ETL (Extract, Transform, Load) and ELT (Extract, Load, Transform) are two approaches commonly used in data integration and data warehousing processes. Both ETL and ELT involve extracting data from various sources, loading it into a target system, and performing transformations on the data to make it suitable for analysis and reporting. However, the key difference between ETL and ELT lies in the order of the transformation process.
- ETL (Extract, Transform, Load): In the traditional ETL approach, data is first extracted from the source systems, then transformed or cleaned according to predefined rules, and finally loaded into the target system or data warehouse. The transformation process usually involves data cleansing, validation, enrichment, aggregation, and other operations to ensure data quality and consistency. ETL tools are typically used to perform these transformations. The transformed data is then made available for reporting and analysis.ETL is useful when the transformation processes are complex and require significant resources. By performing the transformations before loading the data into the target system, ETL can help ensure that only clean and standardized data is stored, which can improve query performance and data integrity. However, the downside of the ETL approach is that it may introduce delays in data availability since the transformation process can be time-consuming.

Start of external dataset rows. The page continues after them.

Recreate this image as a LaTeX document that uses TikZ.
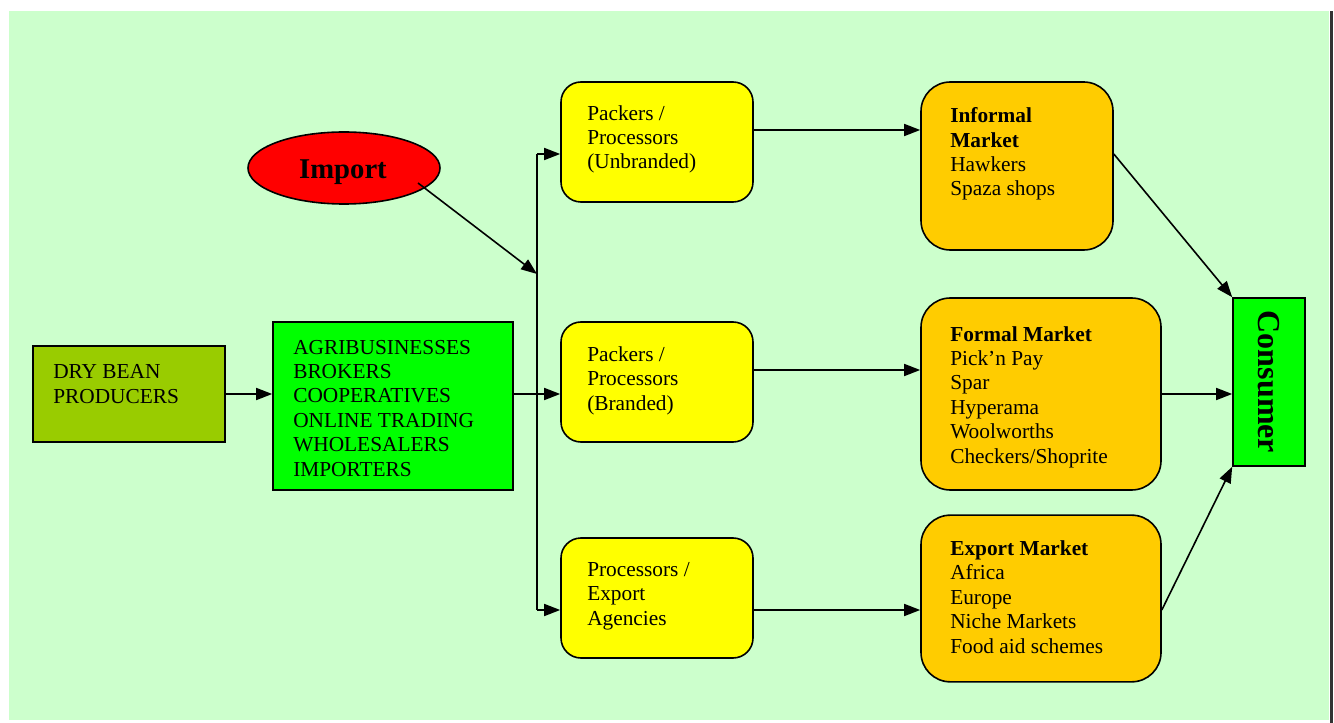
\documentclass[tikz,border=0pt]{standalone}
\usepackage{fontspec}
\setmainfont{Liberation Serif}
\usetikzlibrary{arrows.meta,shapes.geometric}
\definecolor{bgreen}{HTML}{CCFFCC}
\definecolor{olive}{HTML}{99CC00}
\definecolor{lime}{HTML}{00FF00}
\definecolor{amber}{HTML}{FFCC00}
\definecolor{lemon}{HTML}{FFFF00}
\tikzset{
	box/.style={draw=black, line width=1.2pt, inner sep=0pt},
	packer/.style={box, fill=lemon, rounded corners=15pt},
	market/.style={box, fill=amber, rounded corners=22pt},
	txt/.style={inner sep=0pt, align=left, font=\fontsize{16}{18.3}\selectfont},
	flow/.style={line width=1.2pt, -{Triangle[length=12pt,width=9pt]}}
}

\begin{document}
\begin{tikzpicture}[x=0.75pt, y=-0.75pt]
		%%%%% START %%%%%
		\useasboundingbox (0, 0) rectangle (1334, 723);
		\fill[bgreen] (9, 11) rectangle (1329, 720);
		\fill[black!80] (1330, 11) rectangle (1333, 723);
		
		% boxes
		\node[box, fill=olive, minimum width=144pt, minimum height=72pt] (prod) at (129, 394) {};
		\node[box, fill=lime, minimum width=180pt, minimum height=126pt] (agri) at (393, 406) {};
		\node[ellipse, draw=black, line width=1.2pt, fill=red, minimum width=144pt, minimum height=54pt, inner sep=0pt] (import) at (344, 168) {};
		\node[font=\fontsize{21.5}{24}\selectfont\bfseries] (importT) at (343, 172) {Import};
		
		\node[packer, minimum width=144pt, minimum height=90pt] (unbr) at (657, 142) {};
		\node[packer, minimum width=144pt, minimum height=90pt] (brand) at (657, 382) {};
		\node[packer, minimum width=144pt, minimum height=90pt] (proc) at (657, 598) {};
		
		\node[market, minimum width=144pt, minimum height=126pt] (inform) at (1017, 166) {};
		\node[market, minimum width=180pt, minimum height=144pt] (formal) at (1041, 394) {};
		\node[market, minimum width=180pt, minimum height=125pt] (export) at (1041, 598.5) {};
		
		\node[box, fill=lime, minimum width=54pt, minimum height=126pt] (cons) at (1269, 382) {};
		\node[rotate=-90, font=\fontsize{24}{26}\selectfont\bfseries] (consT) at (cons.center) {Consumer};
		
		% texts (anchored at the baseline of the last line)
		\node[txt, anchor=base west] (prodT) at (53, 403) {DRY BEAN\\PRODUCERS};
		\node[txt, anchor=base west] (agriT) at (293, 476) {AGRIBUSINESSES\\BROKERS\\COOPERATIVES\\ONLINE TRADING\\WHOLESALERS\\IMPORTERS};
		\node[txt, anchor=base west] (unbrT) at (587, 169) {Packers /\\Processors\\(Unbranded)};
		\node[txt, anchor=base west] (brandT) at (587, 410) {Packers /\\Processors\\(Branded)};
		\node[txt, anchor=base west] (procT) at (587, 625) {Processors /\\Export\\Agencies};
		\node[txt, anchor=base west] (informT) at (950, 196) {\textbf{Informal}\\\textbf{Market}\\Hawkers\\Spaza shops};
		\node[txt, anchor=base west] (formalT) at (950, 463) {\textbf{Formal Market}\\Pick’n Pay\\Spar\\Hyperama\\Woolworths\\Checkers/Shoprite};
		\node[txt, anchor=base west] (exportT) at (950, 653) {\textbf{Export Market}\\Africa\\Europe\\Niche Markets\\Food aid schemes};
		
		% connectors
		\coordinate (split) at (537, 394);
		\coordinate (join) at (537, 274);
		\draw[flow] (prod) -- (prod.east -| agri.west);
		\draw[flow] (agri.east |- split) -- (brand.west |- split);
		\draw[line width=1.2pt] (537, 154) -- (537, 610);
		\draw[flow] (537, 154) -- (unbr.west |- 0, 154);
		\draw[flow] (537, 610) -- (proc.west |- 0, 610);
		\draw[flow] (418, 183) -- (join);
		
		\draw[flow] (unbr.east |- 0, 130) -- (inform.west |- 0, 130);
		\draw[flow] (brand.east |- 0, 370) -- (formal.west |- 0, 370);
		\draw[flow] (proc.east |- 0, 610) -- (export.west |- 0, 610);
		
		\draw[flow] (inform.east |- 0, 154) -- (cons.north west);
		\draw[flow] (formal.east |- 0, 394) -- (cons.west |- 0, 394);
		\draw[flow] (export.east |- 0, 610) -- (cons.south west);
		%%%%% END %%%%%
\end{tikzpicture}
\end{document}
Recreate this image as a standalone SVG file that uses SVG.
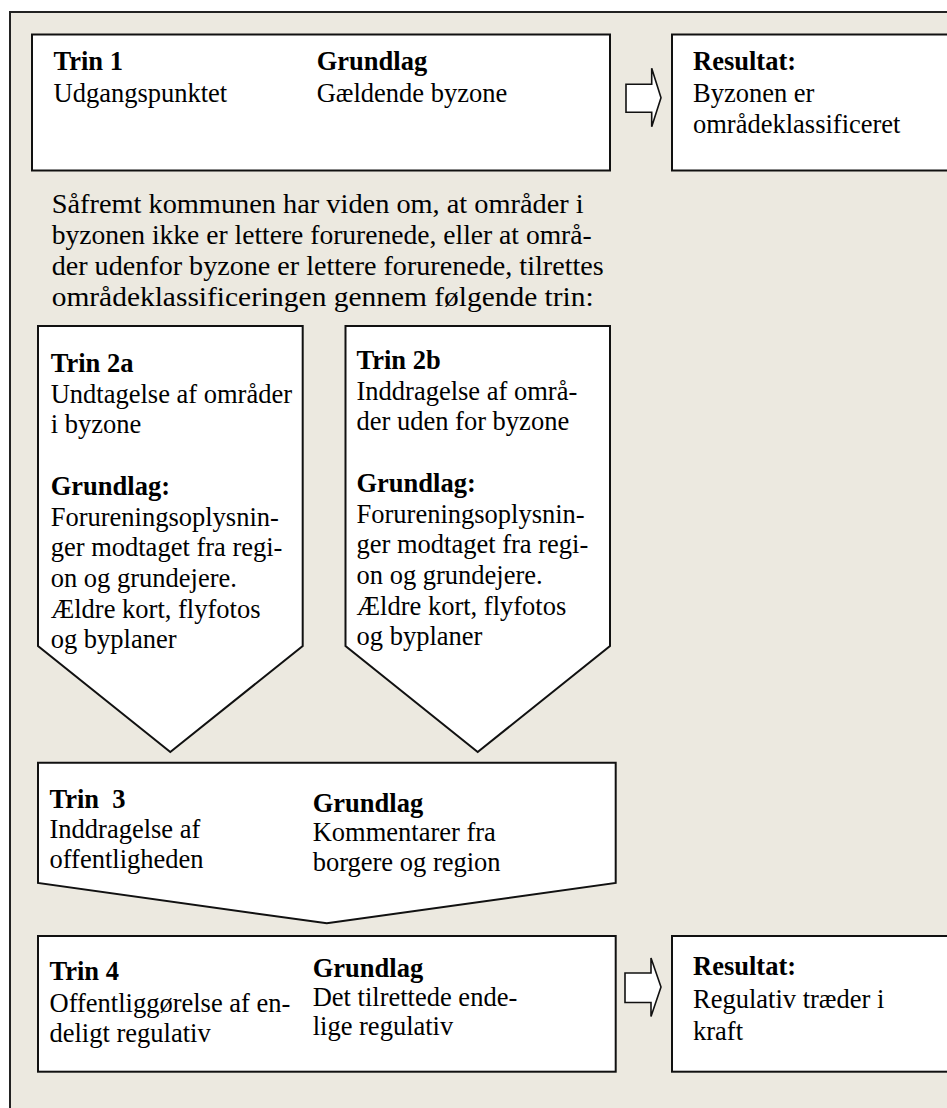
<svg xmlns="http://www.w3.org/2000/svg" width="947" height="1108" viewBox="0 0 947 1108">
<style>
.bg{fill:#ECE9E0;stroke:#222;stroke-width:2}
.box{fill:#fff;stroke:#111;stroke-width:2}
.arr{fill:#fff;stroke:#111;stroke-width:1.6;stroke-linejoin:miter}
text{font-family:"Liberation Serif","Times New Roman",serif;font-size:26.5px;fill:#000}
.b{font-weight:bold}
.p{font-size:27.5px}
</style>
<rect x="0" y="0" width="947" height="1108" fill="#fff"/>
<rect class="bg" x="10" y="12" width="1000" height="1200"/>

<g id="trin1">
<rect class="box" x="32" y="34.5" width="578" height="136"/>
<text class="b" x="53.5" y="70">Trin 1</text>
<text x="53.5" y="101.5">Udgangspunktet</text>
<text class="b" x="316.7" y="70">Grundlag</text>
<text x="316.7" y="101.5">Gældende byzone</text>
</g>

<g id="resultat1">
<rect class="box" x="672" y="34.5" width="400" height="136"/>
<text class="b" x="693" y="70">Resultat:</text>
<text x="693" y="101.5">Byzonen er</text>
<text x="693" y="133">områdeklassificeret</text>
</g>

<g id="tekst">
<text class="p" x="51.7" y="213" textLength="532" lengthAdjust="spacingAndGlyphs">Såfremt kommunen har viden om, at områder i</text>
<text class="p" x="51.7" y="244" textLength="540" lengthAdjust="spacingAndGlyphs">byzonen ikke er lettere forurenede, eller at områ-</text>
<text class="p" x="51.7" y="275" textLength="552" lengthAdjust="spacingAndGlyphs">der udenfor byzone er lettere forurenede, tilrettes</text>
<text class="p" x="51.7" y="306" textLength="542" lengthAdjust="spacingAndGlyphs">områdeklassificeringen gennem følgende trin:</text>
</g>

<g id="trin2a">
<polygon class="box" points="38,326 302.7,326 302.7,646 170.3,752 38,646"/>
<text class="b" x="50.7" y="372">Trin 2a</text>
<text x="50.7" y="402.7">Undtagelse af områder</text>
<text x="50.7" y="433.4">i byzone</text>
<text class="b" x="50.7" y="494.8">Grundlag:</text>
<text x="50.7" y="525.5">Forureningsoplysnin-</text>
<text x="50.7" y="556.2">ger modtaget fra regi-</text>
<text x="50.7" y="586.9">on og grundejere.</text>
<text x="50.7" y="617.6">Ældre kort, flyfotos</text>
<text x="50.7" y="648.3">og byplaner</text>
</g>

<g id="trin2b">
<polygon class="box" points="345.5,326 610,326 610,646 477.7,752 345.5,646"/>
<text class="b" x="356.5" y="369">Trin 2b</text>
<text x="356.5" y="399.7">Inddragelse af områ-</text>
<text x="356.5" y="430.4">der uden for byzone</text>
<text class="b" x="356.5" y="491.8">Grundlag:</text>
<text x="356.5" y="522.5">Forureningsoplysnin-</text>
<text x="356.5" y="553.2">ger modtaget fra regi-</text>
<text x="356.5" y="583.9">on og grundejere.</text>
<text x="356.5" y="614.6">Ældre kort, flyfotos</text>
<text x="356.5" y="645.3">og byplaner</text>
</g>

<g id="trin3">
<polygon class="box" points="38,762.7 615.7,762.7 615.7,883 326.8,923.3 38,883"/>
<text class="b" x="49.5" y="808" xml:space="preserve">Trin  3</text>
<text x="49.5" y="838">Inddragelse af</text>
<text x="49.5" y="868">offentligheden</text>
<text class="b" x="312.7" y="811.7">Grundlag</text>
<text x="312.7" y="841">Kommentarer fra</text>
<text x="312.7" y="871">borgere og region</text>
</g>

<g id="trin4">
<rect class="box" x="38" y="936" width="577.7" height="135.7"/>
<text class="b" x="49.5" y="980">Trin 4</text>
<text x="49.5" y="1011.5">Offentliggørelse af en-</text>
<text x="49.5" y="1041.7">deligt regulativ</text>
<text class="b" x="312.7" y="976.7">Grundlag</text>
<text x="312.7" y="1005.5">Det tilrettede ende-</text>
<text x="312.7" y="1035">lige regulativ</text>
</g>

<g id="resultat2">
<rect class="box" x="672" y="936" width="400" height="135.7"/>
<text class="b" x="693" y="975">Resultat:</text>
<text x="693" y="1008">Regulativ træder i</text>
<text x="693" y="1040">kraft</text>
</g>

<g id="connectors">
<path class="arr" d="M626,84.3 H651.7 V68.3 L661,97.7 L651.7,126.7 V112.3 H626 Z"/>
<path class="arr" d="M625,973 H651 V958 L661,987 L651,1016.5 V1002.5 H625 Z"/>
</g>
</svg>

- ELT (Extract, Load, Transform): ELT, on the other hand, flips the order of the transformation process compared to ETL. In ELT, data is first extracted from the source systems and loaded directly into the target system or data lake without substantial transformations. Once the data is loaded, the transformation processes are applied within the target system using the processing power and capabilities of the target environment, such as a data warehouse or big data platform. This can involve using tools like SQL queries, data wrangling frameworks, or programming languages to perform transformations. ELT offers advantages in terms of simplicity and flexibility. By loading the raw data as-is into the target system, organizations can avoid the upfront effort of designing and implementing complex transformation processes. The transformations can be performed on-demand and in a distributed manner, leveraging the scalability and parallel processing capabilities of modern data platforms. ELT also enables organizations to store and process large volumes of data in its original format, which can be useful for data exploration and discovery. However, ELT may require more powerful and scalable target systems to handle the data transformation processes. It also puts a greater emphasis on the target system’s processing capabilities and may require more advanced technical skills for implementing the transformations within the target environment.
In summary, while ETL and ELT serve the same purpose of integrating and preparing data for analysis, they differ in the order of the transformation process. ETL performs transformations before loading data into the target system, while ELT loads the data first and performs transformations within the target system. The choice between ETL and ELT depends on factors such as data complexity, performance requirements, available resources, and the desired level of flexibility and agility in the data integration process.